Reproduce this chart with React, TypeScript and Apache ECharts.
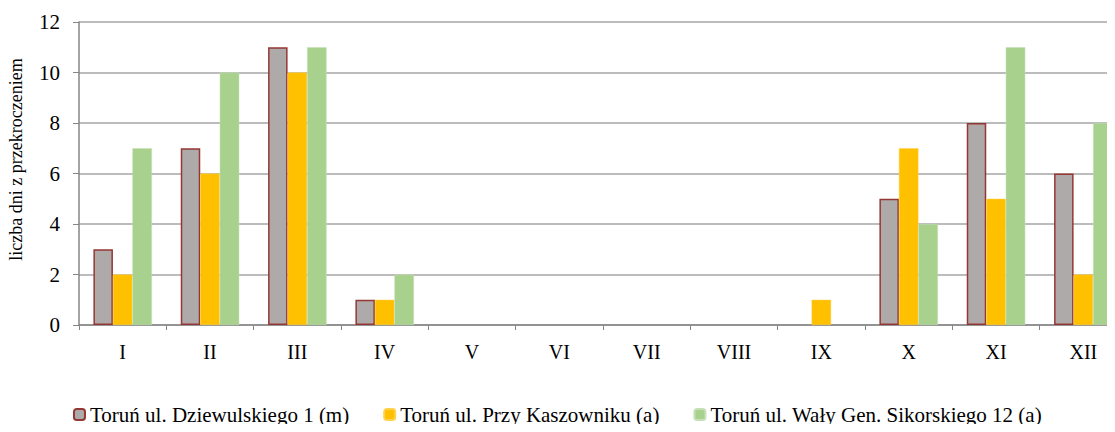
import React, { useEffect, useRef } from "react";
import * as echarts from "echarts";

const categories = ["I", "II", "III", "IV", "V", "VI", "VII", "VIII", "IX", "X", "XI", "XII"];
const seriesNames = [
  "Toruń ul. Dziewulskiego 1 (m)",
  "Toruń ul. Przy Kaszowniku (a)",
  "Toruń ul. Wały Gen. Sikorskiego 12 (a)",
];
const dziewulskiego = [3, 7, 11, 1, 0, 0, 0, 0, 0, 5, 8, 6];
const kaszownik = [2, 6, 10, 1, 0, 0, 0, 0, 1, 7, 5, 2];
const sikorskiego = [7, 10, 11, 2, 0, 0, 0, 0, 0, 4, 11, 8];

const FONT = "Liberation Serif";

const hideZeroBorder = (arr: number[]) =>
  arr.map((v) => (v === 0 ? { value: v, itemStyle: { borderWidth: 0 } } : v));

export default function App() {
  const ref = useRef<HTMLDivElement>(null);
  useEffect(() => {
    if (!ref.current) return;
    const chart = echarts.init(ref.current, undefined, { renderer: "svg" });
    chart.setOption({
      animation: false,
      backgroundColor: "#ffffff",
      textStyle: { fontFamily: FONT },
      grid: { left: 79, right: -12, top: 22, bottom: 107, outerBoundsMode: "none", containLabel: false },
      legend: {
        bottom: 2,
        left: "center",
        itemWidth: 11,
        itemHeight: 11,
        itemGap: 34,
        textStyle: { fontFamily: FONT, fontSize: 21, color: "#000" },
        data: seriesNames,
      },
      xAxis: {
        type: "category",
        data: categories,
        axisLine: { lineStyle: { color: "#868686", width: 1.5 } },
        axisTick: { show: true, alignWithLabel: false, length: 5, lineStyle: { color: "#868686" } },
        axisLabel: { fontFamily: FONT, fontSize: 20, color: "#000", margin: 17 },
      },
      yAxis: {
        type: "value",
        min: 0,
        max: 12,
        interval: 2,
        name: "liczba dni z przekroczeniem",
        nameLocation: "middle",
        nameGap: 54,
        nameTextStyle: { fontFamily: FONT, fontSize: 18, color: "#000", padding: [0, 0, 0, 28] },
        axisLine: { show: true, lineStyle: { color: "#868686", width: 1.5 } },
        axisTick: { show: true, length: 6, lineStyle: { color: "#868686" } },
        axisLabel: { fontFamily: FONT, fontSize: 21, color: "#000", margin: 19 },
        splitLine: { lineStyle: { color: "#A6A6A6", width: 1.5 } },
      },
      series: [
        {
          name: seriesNames[0],
          type: "bar",
          data: hideZeroBorder(dziewulskiego),
          barWidth: 19.5,
          barGap: "0%",
          itemStyle: { color: "#AEAAAA", borderColor: "#953735", borderWidth: 1.5 },
        },
        {
          name: seriesNames[1],
          type: "bar",
          data: hideZeroBorder(kaszownik),
          barWidth: 19.5,
          barGap: "0%",
          itemStyle: { color: "#FFC000", borderColor: "#FFD24D", borderWidth: 0.5 },
        },
        {
          name: seriesNames[2],
          type: "bar",
          data: hideZeroBorder(sikorskiego),
          barWidth: 19.5,
          barGap: "0%",
          itemStyle: { color: "#A9D18E", borderColor: "#C5E0B4", borderWidth: 0.5 },
        },
      ],
    });
    return () => chart.dispose();
  }, []);
  return <div ref={ref} style={{ width: 1115, height: 432, margin: -8 }} />;
}
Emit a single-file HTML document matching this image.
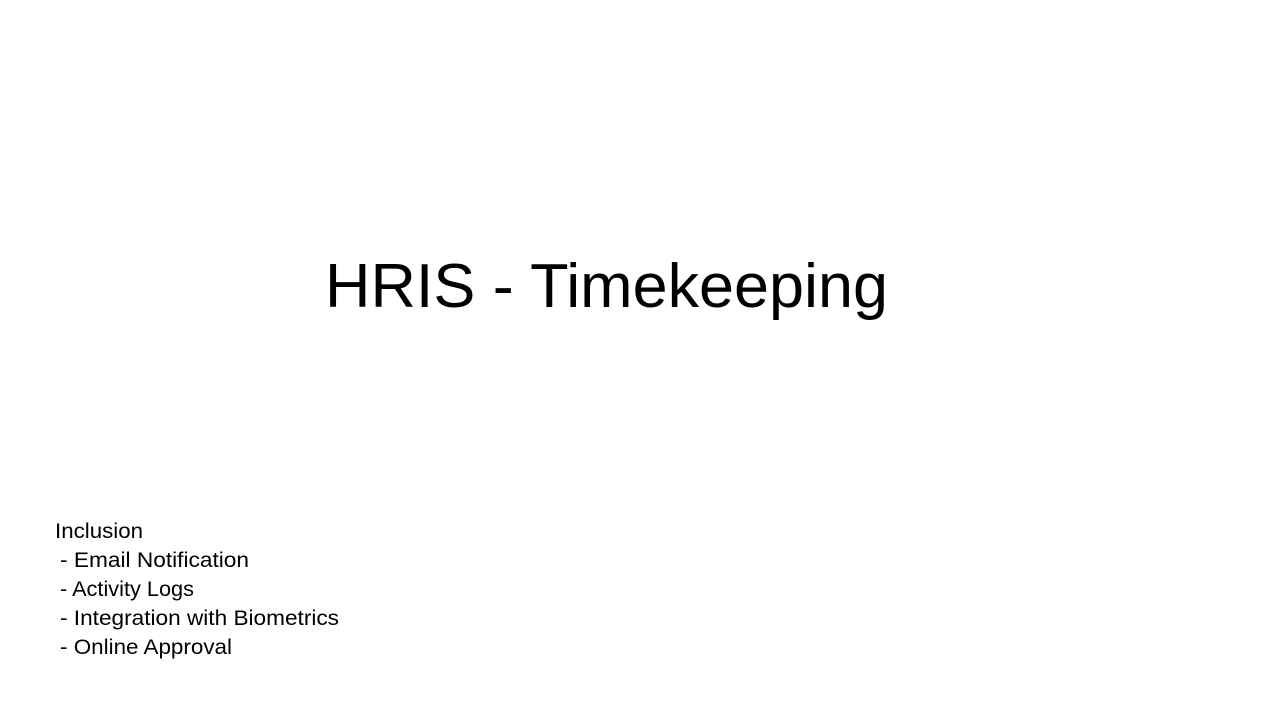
<!DOCTYPE html>
<html>
<head>
<meta charset="utf-8">
<style>
  html,body{margin:0;padding:0;background:#fff;}
  svg{display:block;}
  text{font-family:"Liberation Sans", sans-serif;fill:#000;}
</style>
</head>
<body>
<svg width="1280" height="720" viewBox="0 0 1280 720">
  <rect x="0" y="0" width="1280" height="720" fill="#fff"/>
  <text x="325" y="307" font-size="62" textLength="563" lengthAdjust="spacingAndGlyphs">HRIS - Timekeeping</text>
  <g>
    <text x="55" y="538" font-size="21" textLength="88" lengthAdjust="spacingAndGlyphs">Inclusion</text>
    <text x="60" y="567" font-size="21" textLength="189" lengthAdjust="spacingAndGlyphs">- Email Notification</text>
    <text x="60" y="596" font-size="21" textLength="134" lengthAdjust="spacingAndGlyphs">- Activity Logs</text>
    <text x="60" y="625" font-size="21" textLength="279" lengthAdjust="spacingAndGlyphs">- Integration with Biometrics</text>
    <text x="60" y="654" font-size="21" textLength="172" lengthAdjust="spacingAndGlyphs">- Online Approval</text>
  </g>
</svg>
</body>
</html>
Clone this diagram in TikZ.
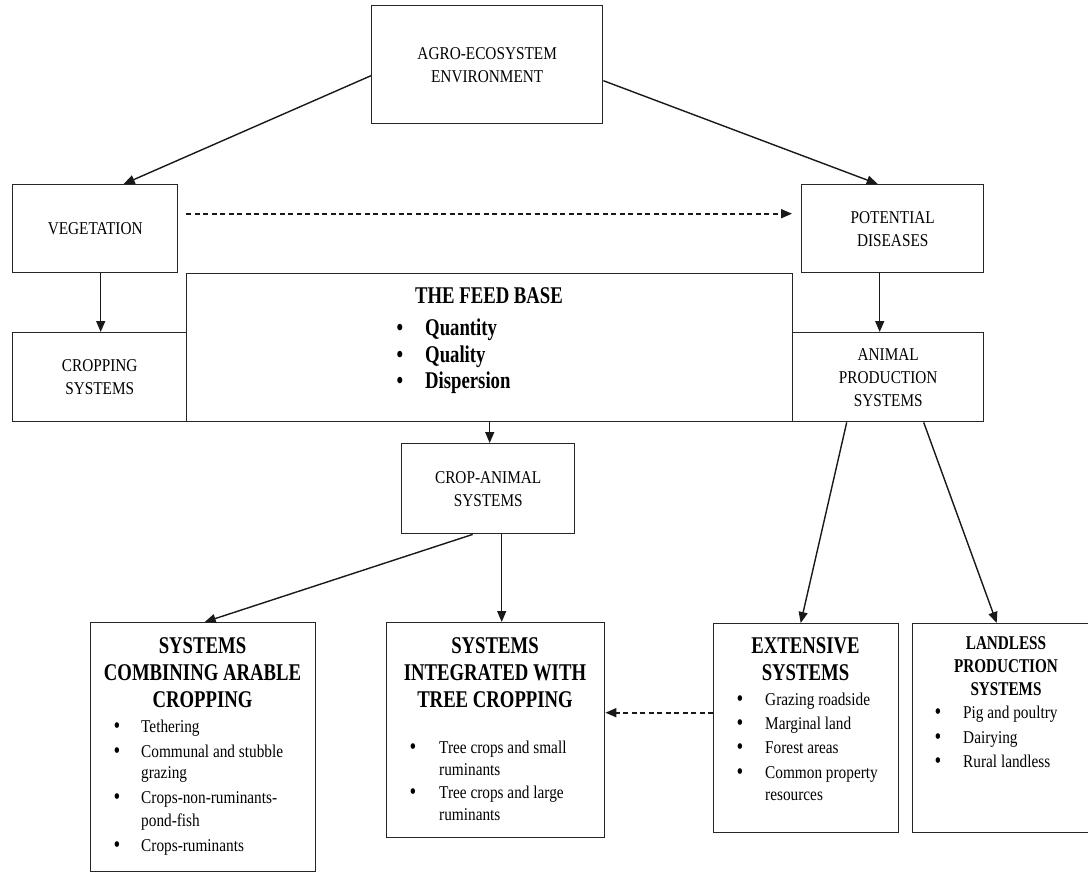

***

Make an exact copy of the records shown above, without the pictures.

Reproduce this chart with React, TypeScript and Apache ECharts.
import React, { useEffect, useRef } from "react";
import * as echarts from "echarts";

const categories = ["I", "II", "III", "IV", "V", "VI", "VII", "VIII", "IX", "X", "XI", "XII"];
const seriesNames = [
  "Toruń ul. Dziewulskiego 1 (m)",
  "Toruń ul. Przy Kaszowniku (a)",
  "Toruń ul. Wały Gen. Sikorskiego 12 (a)",
];
const dziewulskiego = [3, 7, 11, 1, 0, 0, 0, 0, 0, 5, 8, 6];
const kaszownik = [2, 6, 10, 1, 0, 0, 0, 0, 1, 7, 5, 2];
const sikorskiego = [7, 10, 11, 2, 0, 0, 0, 0, 0, 4, 11, 8];

const FONT = "Liberation Serif";

const hideZeroBorder = (arr: number[]) =>
  arr.map((v) => (v === 0 ? { value: v, itemStyle: { borderWidth: 0 } } : v));

export default function App() {
  const ref = useRef<HTMLDivElement>(null);
  useEffect(() => {
    if (!ref.current) return;
    const chart = echarts.init(ref.current, undefined, { renderer: "svg" });
    chart.setOption({
      animation: false,
      backgroundColor: "#ffffff",
      textStyle: { fontFamily: FONT },
      grid: { left: 79, right: -12, top: 22, bottom: 107, outerBoundsMode: "none", containLabel: false },
      legend: {
        bottom: 2,
        left: "center",
        itemWidth: 11,
        itemHeight: 11,
        itemGap: 34,
        textStyle: { fontFamily: FONT, fontSize: 21, color: "#000" },
        data: seriesNames,
      },
      xAxis: {
        type: "category",
        data: categories,
        axisLine: { lineStyle: { color: "#868686", width: 1.5 } },
        axisTick: { show: true, alignWithLabel: false, length: 5, lineStyle: { color: "#868686" } },
        axisLabel: { fontFamily: FONT, fontSize: 20, color: "#000", margin: 17 },
      },
      yAxis: {
        type: "value",
        min: 0,
        max: 12,
        interval: 2,
        name: "liczba dni z przekroczeniem",
        nameLocation: "middle",
        nameGap: 54,
        nameTextStyle: { fontFamily: FONT, fontSize: 18, color: "#000", padding: [0, 0, 0, 28] },
        axisLine: { show: true, lineStyle: { color: "#868686", width: 1.5 } },
        axisTick: { show: true, length: 6, lineStyle: { color: "#868686" } },
        axisLabel: { fontFamily: FONT, fontSize: 21, color: "#000", margin: 19 },
        splitLine: { lineStyle: { color: "#A6A6A6", width: 1.5 } },
      },
      series: [
        {
          name: seriesNames[0],
          type: "bar",
          data: hideZeroBorder(dziewulskiego),
          barWidth: 19.5,
          barGap: "0%",
          itemStyle: { color: "#AEAAAA", borderColor: "#953735", borderWidth: 1.5 },
        },
        {
          name: seriesNames[1],
          type: "bar",
          data: hideZeroBorder(kaszownik),
          barWidth: 19.5,
          barGap: "0%",
          itemStyle: { color: "#FFC000", borderColor: "#FFD24D", borderWidth: 0.5 },
        },
        {
          name: seriesNames[2],
          type: "bar",
          data: hideZeroBorder(sikorskiego),
          barWidth: 19.5,
          barGap: "0%",
          itemStyle: { color: "#A9D18E", borderColor: "#C5E0B4", borderWidth: 0.5 },
        },
      ],
    });
    return () => chart.dispose();
  }, []);
  return <div ref={ref} style={{ width: 1115, height: 432, margin: -8 }} />;
}
Emit a single-file HTML document matching this image.
<!DOCTYPE html>
<html>
<head>
<meta charset="utf-8">
<style>
  html,body{margin:0;padding:0;background:#fff;}
  svg{display:block;}
  text{font-family:"Liberation Sans", sans-serif;fill:#000;}
</style>
</head>
<body>
<svg width="1280" height="720" viewBox="0 0 1280 720">
  <rect x="0" y="0" width="1280" height="720" fill="#fff"/>
  <text x="325" y="307" font-size="62" textLength="563" lengthAdjust="spacingAndGlyphs">HRIS - Timekeeping</text>
  <g>
    <text x="55" y="538" font-size="21" textLength="88" lengthAdjust="spacingAndGlyphs">Inclusion</text>
    <text x="60" y="567" font-size="21" textLength="189" lengthAdjust="spacingAndGlyphs">- Email Notification</text>
    <text x="60" y="596" font-size="21" textLength="134" lengthAdjust="spacingAndGlyphs">- Activity Logs</text>
    <text x="60" y="625" font-size="21" textLength="279" lengthAdjust="spacingAndGlyphs">- Integration with Biometrics</text>
    <text x="60" y="654" font-size="21" textLength="172" lengthAdjust="spacingAndGlyphs">- Online Approval</text>
  </g>
</svg>
</body>
</html>
Clone this diagram in TikZ.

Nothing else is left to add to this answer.